Consumer groups also let you parallelize work. If one subscriber is too slow to process all messages, you add more subscribers to the group. Each subscriber handles a subset of the messages. Redis manages the distribution automatically. This is the same pattern that powers high-throughput systems like Apache Kafka, but without the operational complexity.

When to Know You've Outgrown a Single Instance

There are warning signs that appear long before your Redis instance actually crashes. If you see any of these patterns, it's time to implement one of the scaling strategies above.

Pattern: Client Connection Spikes

Your monitoring shows that the number of connected clients fluctuates wildly. Clients connect, get disconnected, reconnect, and get disconnected again. This is the buffer limit cascade in action. Redis is spending more time managing connections than delivering messages. Check your client-output-buffer-limit stats. If you see frequent evictions, your pub/sub pattern is the culprit.

Pattern: CPU Correlation with Pub/Sub Activity

You graph your Redis CPU usage against your pub/sub message rate. There's a direct linear correlation. Every 100 messages per second adds 15% CPU usage. This is a sign that your pub/sub workload is dominating the event loop. Other Redis operations—like cache hits and session lookups—are getting squeezed out.

Pattern: Message Delivery Latency Increases with Subscriber Count

You measure the time between a publish and the last subscriber receiving the message. At 100 subscribers, latency is 2 milliseconds. At 200 subscribers, it jumps to 15 milliseconds. At 300 subscribers, it hits 80 milliseconds. This is the sequential write loop showing its true cost. Each additional subscriber adds linearly to the delivery time.

The Practical Takeaway

Stop thinking of Redis pub/sub as a magic bullet for real-time messaging. It is a tool with sharp edges, and the sharpest edge is the single-threaded fan-out to many subscribers. The fix is not to buy a bigger Redis instance or throw more RAM at the problem. The fix is to change your architecture.
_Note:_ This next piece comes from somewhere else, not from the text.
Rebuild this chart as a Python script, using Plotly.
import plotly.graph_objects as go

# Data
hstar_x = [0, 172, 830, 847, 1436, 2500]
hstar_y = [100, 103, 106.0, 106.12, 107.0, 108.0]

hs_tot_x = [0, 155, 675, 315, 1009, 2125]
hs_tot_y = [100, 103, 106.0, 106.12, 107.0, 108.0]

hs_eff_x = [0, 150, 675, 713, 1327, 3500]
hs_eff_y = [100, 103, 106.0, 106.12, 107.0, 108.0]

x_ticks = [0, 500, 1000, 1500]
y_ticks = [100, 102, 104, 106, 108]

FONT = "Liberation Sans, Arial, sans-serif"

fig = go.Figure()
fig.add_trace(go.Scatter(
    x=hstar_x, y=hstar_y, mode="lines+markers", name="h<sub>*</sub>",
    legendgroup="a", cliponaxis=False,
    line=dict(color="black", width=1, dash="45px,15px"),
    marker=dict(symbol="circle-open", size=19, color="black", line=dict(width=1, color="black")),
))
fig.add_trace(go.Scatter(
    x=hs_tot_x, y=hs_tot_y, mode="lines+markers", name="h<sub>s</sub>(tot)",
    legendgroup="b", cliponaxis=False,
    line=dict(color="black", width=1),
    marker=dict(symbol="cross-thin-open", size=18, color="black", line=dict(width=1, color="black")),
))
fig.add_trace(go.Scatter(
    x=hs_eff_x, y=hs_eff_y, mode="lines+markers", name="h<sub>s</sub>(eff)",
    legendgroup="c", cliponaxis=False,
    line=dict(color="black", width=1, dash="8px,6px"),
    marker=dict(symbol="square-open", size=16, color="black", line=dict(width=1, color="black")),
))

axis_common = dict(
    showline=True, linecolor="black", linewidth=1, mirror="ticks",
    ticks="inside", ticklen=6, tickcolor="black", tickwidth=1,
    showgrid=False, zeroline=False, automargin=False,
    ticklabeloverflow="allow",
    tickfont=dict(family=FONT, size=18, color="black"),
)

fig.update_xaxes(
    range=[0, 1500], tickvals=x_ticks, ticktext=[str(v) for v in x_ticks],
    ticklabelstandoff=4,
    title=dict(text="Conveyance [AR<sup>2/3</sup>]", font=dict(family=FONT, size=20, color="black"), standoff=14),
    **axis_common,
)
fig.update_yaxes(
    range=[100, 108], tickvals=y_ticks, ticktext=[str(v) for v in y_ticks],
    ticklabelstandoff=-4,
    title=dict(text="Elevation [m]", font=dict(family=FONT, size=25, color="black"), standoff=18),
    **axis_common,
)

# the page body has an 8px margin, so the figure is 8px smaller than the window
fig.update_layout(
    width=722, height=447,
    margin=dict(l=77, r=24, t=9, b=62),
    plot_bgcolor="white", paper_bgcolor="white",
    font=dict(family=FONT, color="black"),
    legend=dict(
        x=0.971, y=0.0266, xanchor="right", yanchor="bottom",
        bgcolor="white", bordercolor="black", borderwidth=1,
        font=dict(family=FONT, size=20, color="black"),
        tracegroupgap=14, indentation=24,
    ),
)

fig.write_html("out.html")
Start by measuring your actual pub/sub throughput. Look at your Redis INFO output. Check the pubsub_channels count and the client_longest_output_list field. If you see output buffers growing, you have a slow consumer problem. If you see CPU consistently above 60%, you have a fan-out problem.

Implement the sharding pattern first. It's the easiest to deploy and the hardest to get wrong. If sharding isn't enough, move to application-layer fan-out. That pattern gives you the most control and the best performance characteristics for high-subscriber-count scenarios. Only consider Redis Streams if you need persistence and exactly-once delivery guarantees.

Your real-time application will outgrow a single Redis instance. That's not a failure of Redis. It's a sign that your application is successful enough to need real infrastructure. Treat the scaling work as an investment in that success. The 300-client bottleneck is a rite of passage. Get past it, and your system will handle the next order of magnitude without breaking a sweat.